## begin Material
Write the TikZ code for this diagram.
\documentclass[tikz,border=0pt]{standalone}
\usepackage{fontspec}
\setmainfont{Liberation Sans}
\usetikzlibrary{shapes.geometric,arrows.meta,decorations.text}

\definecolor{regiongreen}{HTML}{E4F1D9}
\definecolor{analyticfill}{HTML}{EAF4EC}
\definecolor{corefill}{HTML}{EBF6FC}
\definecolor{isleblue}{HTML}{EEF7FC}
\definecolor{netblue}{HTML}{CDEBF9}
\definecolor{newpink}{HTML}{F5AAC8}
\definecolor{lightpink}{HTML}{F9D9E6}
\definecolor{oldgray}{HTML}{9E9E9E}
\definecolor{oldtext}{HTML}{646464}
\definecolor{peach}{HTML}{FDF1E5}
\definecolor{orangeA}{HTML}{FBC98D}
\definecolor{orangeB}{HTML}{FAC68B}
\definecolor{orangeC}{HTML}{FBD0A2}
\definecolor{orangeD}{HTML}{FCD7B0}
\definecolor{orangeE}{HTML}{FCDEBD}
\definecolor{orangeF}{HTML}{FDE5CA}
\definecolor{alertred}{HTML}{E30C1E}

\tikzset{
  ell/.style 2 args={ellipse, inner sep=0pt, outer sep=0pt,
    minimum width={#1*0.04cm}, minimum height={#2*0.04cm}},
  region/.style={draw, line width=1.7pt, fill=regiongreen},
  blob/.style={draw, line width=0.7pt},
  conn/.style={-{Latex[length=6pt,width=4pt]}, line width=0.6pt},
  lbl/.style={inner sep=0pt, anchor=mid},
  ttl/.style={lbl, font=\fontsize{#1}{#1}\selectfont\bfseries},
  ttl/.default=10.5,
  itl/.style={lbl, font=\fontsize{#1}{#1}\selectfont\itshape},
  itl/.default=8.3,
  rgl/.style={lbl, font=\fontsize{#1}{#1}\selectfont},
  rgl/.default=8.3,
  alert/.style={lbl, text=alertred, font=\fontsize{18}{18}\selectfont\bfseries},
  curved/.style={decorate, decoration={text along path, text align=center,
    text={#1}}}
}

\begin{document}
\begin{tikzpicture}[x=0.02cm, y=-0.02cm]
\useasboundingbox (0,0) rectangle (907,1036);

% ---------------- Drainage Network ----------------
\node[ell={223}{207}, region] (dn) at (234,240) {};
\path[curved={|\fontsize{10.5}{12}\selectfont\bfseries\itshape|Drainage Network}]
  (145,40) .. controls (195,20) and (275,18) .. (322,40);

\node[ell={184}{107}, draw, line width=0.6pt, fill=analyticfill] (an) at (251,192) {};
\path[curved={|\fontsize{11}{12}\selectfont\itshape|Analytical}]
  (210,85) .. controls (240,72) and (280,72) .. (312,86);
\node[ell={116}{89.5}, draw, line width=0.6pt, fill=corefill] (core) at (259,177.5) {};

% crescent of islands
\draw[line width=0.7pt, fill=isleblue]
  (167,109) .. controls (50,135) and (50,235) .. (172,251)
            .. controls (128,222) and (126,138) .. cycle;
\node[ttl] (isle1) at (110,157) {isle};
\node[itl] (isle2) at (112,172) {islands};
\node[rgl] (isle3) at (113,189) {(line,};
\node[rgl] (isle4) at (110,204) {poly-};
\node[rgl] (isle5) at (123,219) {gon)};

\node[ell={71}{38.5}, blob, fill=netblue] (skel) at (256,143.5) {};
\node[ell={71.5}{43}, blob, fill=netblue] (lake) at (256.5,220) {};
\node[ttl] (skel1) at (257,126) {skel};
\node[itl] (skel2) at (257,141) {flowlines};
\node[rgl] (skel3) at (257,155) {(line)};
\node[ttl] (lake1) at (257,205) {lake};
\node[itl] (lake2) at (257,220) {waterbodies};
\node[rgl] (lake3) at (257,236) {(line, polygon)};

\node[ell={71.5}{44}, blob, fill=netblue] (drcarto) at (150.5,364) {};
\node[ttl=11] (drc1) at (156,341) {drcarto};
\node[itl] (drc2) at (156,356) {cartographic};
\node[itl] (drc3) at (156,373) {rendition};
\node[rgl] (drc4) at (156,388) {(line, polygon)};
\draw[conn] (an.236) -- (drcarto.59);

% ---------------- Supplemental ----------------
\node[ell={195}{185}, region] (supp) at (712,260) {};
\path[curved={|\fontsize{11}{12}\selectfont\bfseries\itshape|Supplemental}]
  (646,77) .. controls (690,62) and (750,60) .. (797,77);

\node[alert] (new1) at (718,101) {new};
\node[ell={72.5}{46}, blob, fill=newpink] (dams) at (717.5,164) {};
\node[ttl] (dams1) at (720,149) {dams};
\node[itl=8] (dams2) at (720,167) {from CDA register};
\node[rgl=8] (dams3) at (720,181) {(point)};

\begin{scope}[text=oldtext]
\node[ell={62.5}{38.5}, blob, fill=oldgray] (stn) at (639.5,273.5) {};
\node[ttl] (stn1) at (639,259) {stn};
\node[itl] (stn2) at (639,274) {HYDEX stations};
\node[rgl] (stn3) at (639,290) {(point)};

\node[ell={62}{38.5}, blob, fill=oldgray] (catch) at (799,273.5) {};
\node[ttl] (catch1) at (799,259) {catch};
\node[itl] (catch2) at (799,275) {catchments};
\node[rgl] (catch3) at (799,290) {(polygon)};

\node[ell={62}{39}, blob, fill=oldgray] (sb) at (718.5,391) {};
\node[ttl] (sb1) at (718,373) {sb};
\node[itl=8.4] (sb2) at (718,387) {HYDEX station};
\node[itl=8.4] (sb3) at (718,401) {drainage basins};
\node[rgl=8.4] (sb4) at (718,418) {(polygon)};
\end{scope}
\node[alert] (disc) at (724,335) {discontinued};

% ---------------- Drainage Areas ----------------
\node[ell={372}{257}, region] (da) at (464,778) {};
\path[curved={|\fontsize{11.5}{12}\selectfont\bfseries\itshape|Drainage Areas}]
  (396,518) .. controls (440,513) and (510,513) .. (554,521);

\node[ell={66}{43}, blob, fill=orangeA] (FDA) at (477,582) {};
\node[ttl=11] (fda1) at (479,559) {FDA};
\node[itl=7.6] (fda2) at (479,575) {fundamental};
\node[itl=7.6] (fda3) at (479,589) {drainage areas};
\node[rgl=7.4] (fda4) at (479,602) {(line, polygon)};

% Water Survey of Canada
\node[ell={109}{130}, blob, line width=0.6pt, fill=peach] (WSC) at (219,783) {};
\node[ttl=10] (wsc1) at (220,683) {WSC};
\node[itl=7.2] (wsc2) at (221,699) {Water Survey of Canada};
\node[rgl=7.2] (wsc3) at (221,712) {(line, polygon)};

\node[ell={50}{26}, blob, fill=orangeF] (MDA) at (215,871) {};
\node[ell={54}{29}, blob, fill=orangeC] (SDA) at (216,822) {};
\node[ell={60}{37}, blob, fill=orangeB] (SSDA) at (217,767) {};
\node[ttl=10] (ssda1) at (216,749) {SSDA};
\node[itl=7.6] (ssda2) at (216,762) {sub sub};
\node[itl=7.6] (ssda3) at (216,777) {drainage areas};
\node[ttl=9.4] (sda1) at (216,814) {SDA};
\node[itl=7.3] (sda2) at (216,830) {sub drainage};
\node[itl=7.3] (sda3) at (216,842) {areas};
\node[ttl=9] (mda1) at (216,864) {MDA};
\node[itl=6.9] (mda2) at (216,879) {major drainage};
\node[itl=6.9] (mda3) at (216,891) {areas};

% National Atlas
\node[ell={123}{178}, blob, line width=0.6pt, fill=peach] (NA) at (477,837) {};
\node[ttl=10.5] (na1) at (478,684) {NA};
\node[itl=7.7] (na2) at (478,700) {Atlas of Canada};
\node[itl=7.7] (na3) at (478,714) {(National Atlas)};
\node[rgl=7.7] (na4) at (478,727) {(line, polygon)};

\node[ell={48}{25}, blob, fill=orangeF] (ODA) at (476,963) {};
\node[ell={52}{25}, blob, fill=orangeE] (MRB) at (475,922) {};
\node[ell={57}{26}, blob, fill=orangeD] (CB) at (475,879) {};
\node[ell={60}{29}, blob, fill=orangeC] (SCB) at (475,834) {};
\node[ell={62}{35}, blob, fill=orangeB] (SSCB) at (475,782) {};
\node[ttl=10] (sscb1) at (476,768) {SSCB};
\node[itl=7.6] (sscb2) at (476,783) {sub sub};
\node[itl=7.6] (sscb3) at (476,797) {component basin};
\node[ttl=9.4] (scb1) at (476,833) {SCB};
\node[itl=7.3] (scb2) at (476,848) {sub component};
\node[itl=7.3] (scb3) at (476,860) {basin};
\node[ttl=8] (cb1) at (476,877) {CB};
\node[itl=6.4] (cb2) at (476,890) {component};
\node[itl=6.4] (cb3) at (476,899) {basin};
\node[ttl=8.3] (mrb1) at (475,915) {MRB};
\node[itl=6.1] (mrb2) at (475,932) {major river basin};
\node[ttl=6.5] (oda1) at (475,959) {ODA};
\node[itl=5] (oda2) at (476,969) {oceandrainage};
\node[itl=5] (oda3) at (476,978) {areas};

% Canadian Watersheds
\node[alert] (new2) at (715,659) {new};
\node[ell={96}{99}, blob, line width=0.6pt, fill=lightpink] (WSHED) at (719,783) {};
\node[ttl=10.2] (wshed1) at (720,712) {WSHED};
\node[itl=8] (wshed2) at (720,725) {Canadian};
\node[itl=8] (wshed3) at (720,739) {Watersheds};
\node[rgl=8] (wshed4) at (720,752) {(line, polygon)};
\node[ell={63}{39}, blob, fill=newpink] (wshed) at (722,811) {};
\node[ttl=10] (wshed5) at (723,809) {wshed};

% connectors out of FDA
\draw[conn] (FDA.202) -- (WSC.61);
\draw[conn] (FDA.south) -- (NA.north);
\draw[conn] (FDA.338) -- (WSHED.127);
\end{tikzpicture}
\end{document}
## end Material
## begin Material
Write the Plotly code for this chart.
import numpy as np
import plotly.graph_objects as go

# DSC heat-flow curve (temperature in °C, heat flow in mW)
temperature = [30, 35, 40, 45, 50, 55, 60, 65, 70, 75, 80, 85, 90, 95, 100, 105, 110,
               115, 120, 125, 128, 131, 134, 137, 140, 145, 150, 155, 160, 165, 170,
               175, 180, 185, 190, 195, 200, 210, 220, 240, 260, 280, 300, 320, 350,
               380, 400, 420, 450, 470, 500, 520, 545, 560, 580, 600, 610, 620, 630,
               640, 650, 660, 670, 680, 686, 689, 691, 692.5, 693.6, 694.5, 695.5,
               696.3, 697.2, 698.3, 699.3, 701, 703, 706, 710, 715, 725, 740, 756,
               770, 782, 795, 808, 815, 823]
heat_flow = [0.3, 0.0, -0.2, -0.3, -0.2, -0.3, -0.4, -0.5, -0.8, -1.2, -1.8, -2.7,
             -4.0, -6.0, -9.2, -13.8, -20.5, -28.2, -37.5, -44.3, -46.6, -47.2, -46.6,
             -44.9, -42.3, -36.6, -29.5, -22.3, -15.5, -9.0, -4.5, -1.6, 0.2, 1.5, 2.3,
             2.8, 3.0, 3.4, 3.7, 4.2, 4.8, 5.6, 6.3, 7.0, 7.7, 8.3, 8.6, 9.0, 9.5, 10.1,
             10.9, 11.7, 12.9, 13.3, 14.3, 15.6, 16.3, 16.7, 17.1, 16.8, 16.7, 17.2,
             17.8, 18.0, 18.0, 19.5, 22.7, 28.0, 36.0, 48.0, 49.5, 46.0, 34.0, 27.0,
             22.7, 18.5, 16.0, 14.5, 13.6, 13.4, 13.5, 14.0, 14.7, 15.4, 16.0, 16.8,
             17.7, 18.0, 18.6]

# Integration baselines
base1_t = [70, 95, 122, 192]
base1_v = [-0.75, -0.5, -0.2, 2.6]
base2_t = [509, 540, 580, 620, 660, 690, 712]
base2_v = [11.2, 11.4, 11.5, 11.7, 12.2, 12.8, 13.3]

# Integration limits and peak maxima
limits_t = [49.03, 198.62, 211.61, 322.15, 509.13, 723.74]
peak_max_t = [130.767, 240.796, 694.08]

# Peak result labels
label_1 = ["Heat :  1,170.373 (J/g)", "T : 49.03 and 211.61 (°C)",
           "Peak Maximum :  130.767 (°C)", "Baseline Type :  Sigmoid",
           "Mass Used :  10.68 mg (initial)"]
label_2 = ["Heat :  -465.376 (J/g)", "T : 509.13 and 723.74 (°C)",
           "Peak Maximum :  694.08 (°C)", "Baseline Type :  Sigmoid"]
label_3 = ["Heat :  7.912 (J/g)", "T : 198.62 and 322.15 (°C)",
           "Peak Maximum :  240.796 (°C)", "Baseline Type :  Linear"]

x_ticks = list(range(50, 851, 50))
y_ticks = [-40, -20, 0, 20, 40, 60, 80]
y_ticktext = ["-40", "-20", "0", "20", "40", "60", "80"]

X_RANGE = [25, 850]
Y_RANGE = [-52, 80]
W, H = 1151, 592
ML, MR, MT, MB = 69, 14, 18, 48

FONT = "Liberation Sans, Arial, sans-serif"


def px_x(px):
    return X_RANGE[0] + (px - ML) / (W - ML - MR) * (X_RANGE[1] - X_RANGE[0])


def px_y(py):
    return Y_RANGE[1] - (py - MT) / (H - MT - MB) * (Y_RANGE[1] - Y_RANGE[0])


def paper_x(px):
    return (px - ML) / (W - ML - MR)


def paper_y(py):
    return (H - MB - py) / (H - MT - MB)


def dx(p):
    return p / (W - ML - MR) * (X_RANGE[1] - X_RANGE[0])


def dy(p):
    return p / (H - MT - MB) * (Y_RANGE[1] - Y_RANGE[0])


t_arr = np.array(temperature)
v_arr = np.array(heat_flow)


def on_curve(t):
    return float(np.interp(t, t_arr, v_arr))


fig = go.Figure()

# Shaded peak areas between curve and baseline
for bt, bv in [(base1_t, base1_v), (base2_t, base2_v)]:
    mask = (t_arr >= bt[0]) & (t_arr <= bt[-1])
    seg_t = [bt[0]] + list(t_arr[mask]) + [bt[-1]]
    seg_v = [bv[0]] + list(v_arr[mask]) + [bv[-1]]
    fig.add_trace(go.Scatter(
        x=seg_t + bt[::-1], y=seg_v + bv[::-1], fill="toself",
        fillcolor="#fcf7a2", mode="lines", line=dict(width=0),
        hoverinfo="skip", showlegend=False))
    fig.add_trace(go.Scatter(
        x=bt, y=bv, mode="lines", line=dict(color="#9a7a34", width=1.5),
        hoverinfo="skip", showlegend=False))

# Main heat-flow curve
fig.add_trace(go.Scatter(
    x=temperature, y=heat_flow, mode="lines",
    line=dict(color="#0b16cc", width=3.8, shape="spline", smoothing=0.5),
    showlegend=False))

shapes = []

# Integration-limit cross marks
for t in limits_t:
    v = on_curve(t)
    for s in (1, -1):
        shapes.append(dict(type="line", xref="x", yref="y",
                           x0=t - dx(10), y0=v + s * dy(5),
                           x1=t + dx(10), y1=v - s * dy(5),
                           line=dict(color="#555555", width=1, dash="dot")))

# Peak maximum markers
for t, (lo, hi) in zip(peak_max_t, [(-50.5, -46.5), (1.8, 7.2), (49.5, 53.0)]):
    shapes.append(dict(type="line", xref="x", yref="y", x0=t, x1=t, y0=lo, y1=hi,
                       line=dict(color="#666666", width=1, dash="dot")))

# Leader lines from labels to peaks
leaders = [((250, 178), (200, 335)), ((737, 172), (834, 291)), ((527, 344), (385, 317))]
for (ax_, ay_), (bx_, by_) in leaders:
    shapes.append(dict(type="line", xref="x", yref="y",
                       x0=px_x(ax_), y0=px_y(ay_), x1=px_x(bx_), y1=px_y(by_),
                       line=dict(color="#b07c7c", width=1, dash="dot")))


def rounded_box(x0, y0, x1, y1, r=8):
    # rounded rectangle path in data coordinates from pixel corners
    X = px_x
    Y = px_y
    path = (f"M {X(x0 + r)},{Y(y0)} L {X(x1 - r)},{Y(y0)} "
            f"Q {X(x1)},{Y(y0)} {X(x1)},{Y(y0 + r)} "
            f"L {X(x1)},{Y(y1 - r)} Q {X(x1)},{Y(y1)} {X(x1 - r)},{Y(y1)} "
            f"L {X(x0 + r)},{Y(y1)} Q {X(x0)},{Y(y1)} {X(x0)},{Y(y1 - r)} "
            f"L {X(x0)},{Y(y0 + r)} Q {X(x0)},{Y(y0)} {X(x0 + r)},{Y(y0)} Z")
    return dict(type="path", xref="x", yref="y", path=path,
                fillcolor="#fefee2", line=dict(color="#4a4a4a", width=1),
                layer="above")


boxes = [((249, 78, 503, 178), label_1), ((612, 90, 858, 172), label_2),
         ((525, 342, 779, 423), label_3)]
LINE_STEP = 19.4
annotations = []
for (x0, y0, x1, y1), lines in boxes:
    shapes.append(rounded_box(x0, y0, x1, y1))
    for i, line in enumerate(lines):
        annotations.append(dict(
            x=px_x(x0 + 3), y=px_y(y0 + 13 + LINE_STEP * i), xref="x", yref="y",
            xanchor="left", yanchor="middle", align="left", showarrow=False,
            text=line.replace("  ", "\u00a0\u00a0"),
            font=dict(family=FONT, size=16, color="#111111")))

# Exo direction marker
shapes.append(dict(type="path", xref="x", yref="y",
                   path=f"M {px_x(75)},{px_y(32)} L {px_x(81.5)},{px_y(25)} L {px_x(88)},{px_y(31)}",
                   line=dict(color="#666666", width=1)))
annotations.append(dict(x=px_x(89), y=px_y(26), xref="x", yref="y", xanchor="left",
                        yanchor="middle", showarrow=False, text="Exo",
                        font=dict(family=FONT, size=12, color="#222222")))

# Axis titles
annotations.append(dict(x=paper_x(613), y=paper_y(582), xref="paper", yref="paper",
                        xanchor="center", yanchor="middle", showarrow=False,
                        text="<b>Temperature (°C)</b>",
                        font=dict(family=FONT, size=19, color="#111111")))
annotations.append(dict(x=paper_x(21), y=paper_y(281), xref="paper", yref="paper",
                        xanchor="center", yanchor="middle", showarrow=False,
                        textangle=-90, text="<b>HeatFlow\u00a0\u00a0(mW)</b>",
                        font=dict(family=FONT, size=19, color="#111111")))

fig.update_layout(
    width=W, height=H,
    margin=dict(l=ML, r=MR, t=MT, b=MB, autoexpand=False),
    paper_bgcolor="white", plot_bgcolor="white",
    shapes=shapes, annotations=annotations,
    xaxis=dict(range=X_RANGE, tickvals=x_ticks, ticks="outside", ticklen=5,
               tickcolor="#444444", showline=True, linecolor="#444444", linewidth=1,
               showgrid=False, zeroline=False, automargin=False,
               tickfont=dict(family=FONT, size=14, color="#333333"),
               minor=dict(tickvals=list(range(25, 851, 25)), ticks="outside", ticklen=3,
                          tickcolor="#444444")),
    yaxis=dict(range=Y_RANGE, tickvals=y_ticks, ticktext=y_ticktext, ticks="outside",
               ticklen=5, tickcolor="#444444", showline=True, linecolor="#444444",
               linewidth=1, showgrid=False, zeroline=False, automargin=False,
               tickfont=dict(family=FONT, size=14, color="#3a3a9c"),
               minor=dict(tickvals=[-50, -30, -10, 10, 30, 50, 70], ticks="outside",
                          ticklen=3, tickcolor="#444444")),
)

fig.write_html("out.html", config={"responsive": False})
## end Material
## begin Material
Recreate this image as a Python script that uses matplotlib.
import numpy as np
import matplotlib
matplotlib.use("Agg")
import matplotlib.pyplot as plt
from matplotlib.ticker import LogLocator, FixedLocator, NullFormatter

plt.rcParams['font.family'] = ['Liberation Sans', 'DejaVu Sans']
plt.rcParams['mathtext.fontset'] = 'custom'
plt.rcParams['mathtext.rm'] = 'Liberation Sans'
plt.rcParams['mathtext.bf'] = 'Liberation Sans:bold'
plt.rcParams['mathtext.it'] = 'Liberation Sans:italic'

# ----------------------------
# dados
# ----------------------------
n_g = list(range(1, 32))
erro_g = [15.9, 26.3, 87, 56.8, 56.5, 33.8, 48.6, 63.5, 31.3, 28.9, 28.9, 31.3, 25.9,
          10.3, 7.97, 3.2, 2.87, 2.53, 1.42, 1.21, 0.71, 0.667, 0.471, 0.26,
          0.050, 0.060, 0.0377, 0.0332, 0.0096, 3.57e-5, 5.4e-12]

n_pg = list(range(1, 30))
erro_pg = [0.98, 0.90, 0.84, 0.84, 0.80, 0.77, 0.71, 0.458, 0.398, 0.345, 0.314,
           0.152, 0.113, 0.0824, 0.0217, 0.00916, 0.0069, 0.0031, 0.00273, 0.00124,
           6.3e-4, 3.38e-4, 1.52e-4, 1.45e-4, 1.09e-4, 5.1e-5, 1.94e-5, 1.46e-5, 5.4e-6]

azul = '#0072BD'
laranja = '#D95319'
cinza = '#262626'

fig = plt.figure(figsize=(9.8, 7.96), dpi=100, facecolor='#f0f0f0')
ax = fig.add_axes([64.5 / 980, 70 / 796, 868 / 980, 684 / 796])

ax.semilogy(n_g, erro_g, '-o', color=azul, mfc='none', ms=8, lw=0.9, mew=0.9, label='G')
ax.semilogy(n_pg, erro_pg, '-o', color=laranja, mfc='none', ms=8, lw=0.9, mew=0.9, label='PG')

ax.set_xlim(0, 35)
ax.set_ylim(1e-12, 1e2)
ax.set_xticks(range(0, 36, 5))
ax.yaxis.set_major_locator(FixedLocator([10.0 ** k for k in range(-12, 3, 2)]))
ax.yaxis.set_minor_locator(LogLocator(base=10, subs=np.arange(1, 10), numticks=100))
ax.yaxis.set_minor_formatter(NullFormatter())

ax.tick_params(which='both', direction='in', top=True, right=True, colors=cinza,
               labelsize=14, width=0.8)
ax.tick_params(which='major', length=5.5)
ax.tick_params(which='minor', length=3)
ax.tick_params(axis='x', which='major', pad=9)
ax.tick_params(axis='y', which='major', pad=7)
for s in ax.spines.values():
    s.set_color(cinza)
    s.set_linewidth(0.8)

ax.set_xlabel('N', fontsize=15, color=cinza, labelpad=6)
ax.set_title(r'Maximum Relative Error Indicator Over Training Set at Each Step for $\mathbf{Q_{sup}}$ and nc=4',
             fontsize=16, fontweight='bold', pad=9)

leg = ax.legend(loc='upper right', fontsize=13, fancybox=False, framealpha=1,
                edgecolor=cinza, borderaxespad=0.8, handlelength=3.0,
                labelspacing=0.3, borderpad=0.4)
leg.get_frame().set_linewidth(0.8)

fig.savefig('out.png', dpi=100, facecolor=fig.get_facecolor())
## end Material
Written task:
Exactly reproduce the lines that run from the line bearing "Write the Plotly code for this chart." through the line bearing "peak_max_t = [130.767, 240.796, 694.08]", with both end lines included.

Solution for this task:
Write the Plotly code for this chart.
import numpy as np
import plotly.graph_objects as go

# DSC heat-flow curve (temperature in °C, heat flow in mW)
temperature = [30, 35, 40, 45, 50, 55, 60, 65, 70, 75, 80, 85, 90, 95, 100, 105, 110,
               115, 120, 125, 128, 131, 134, 137, 140, 145, 150, 155, 160, 165, 170,
               175, 180, 185, 190, 195, 200, 210, 220, 240, 260, 280, 300, 320, 350,
               380, 400, 420, 450, 470, 500, 520, 545, 560, 580, 600, 610, 620, 630,
               640, 650, 660, 670, 680, 686, 689, 691, 692.5, 693.6, 694.5, 695.5,
               696.3, 697.2, 698.3, 699.3, 701, 703, 706, 710, 715, 725, 740, 756,
               770, 782, 795, 808, 815, 823]
heat_flow = [0.3, 0.0, -0.2, -0.3, -0.2, -0.3, -0.4, -0.5, -0.8, -1.2, -1.8, -2.7,
             -4.0, -6.0, -9.2, -13.8, -20.5, -28.2, -37.5, -44.3, -46.6, -47.2, -46.6,
             -44.9, -42.3, -36.6, -29.5, -22.3, -15.5, -9.0, -4.5, -1.6, 0.2, 1.5, 2.3,
             2.8, 3.0, 3.4, 3.7, 4.2, 4.8, 5.6, 6.3, 7.0, 7.7, 8.3, 8.6, 9.0, 9.5, 10.1,
             10.9, 11.7, 12.9, 13.3, 14.3, 15.6, 16.3, 16.7, 17.1, 16.8, 16.7, 17.2,
             17.8, 18.0, 18.0, 19.5, 22.7, 28.0, 36.0, 48.0, 49.5, 46.0, 34.0, 27.0,
             22.7, 18.5, 16.0, 14.5, 13.6, 13.4, 13.5, 14.0, 14.7, 15.4, 16.0, 16.8,
             17.7, 18.0, 18.6]

# Integration baselines
base1_t = [70, 95, 122, 192]
base1_v = [-0.75, -0.5, -0.2, 2.6]
base2_t = [509, 540, 580, 620, 660, 690, 712]
base2_v = [11.2, 11.4, 11.5, 11.7, 12.2, 12.8, 13.3]

# Integration limits and peak maxima
limits_t = [49.03, 198.62, 211.61, 322.15, 509.13, 723.74]
peak_max_t = [130.767, 240.796, 694.08]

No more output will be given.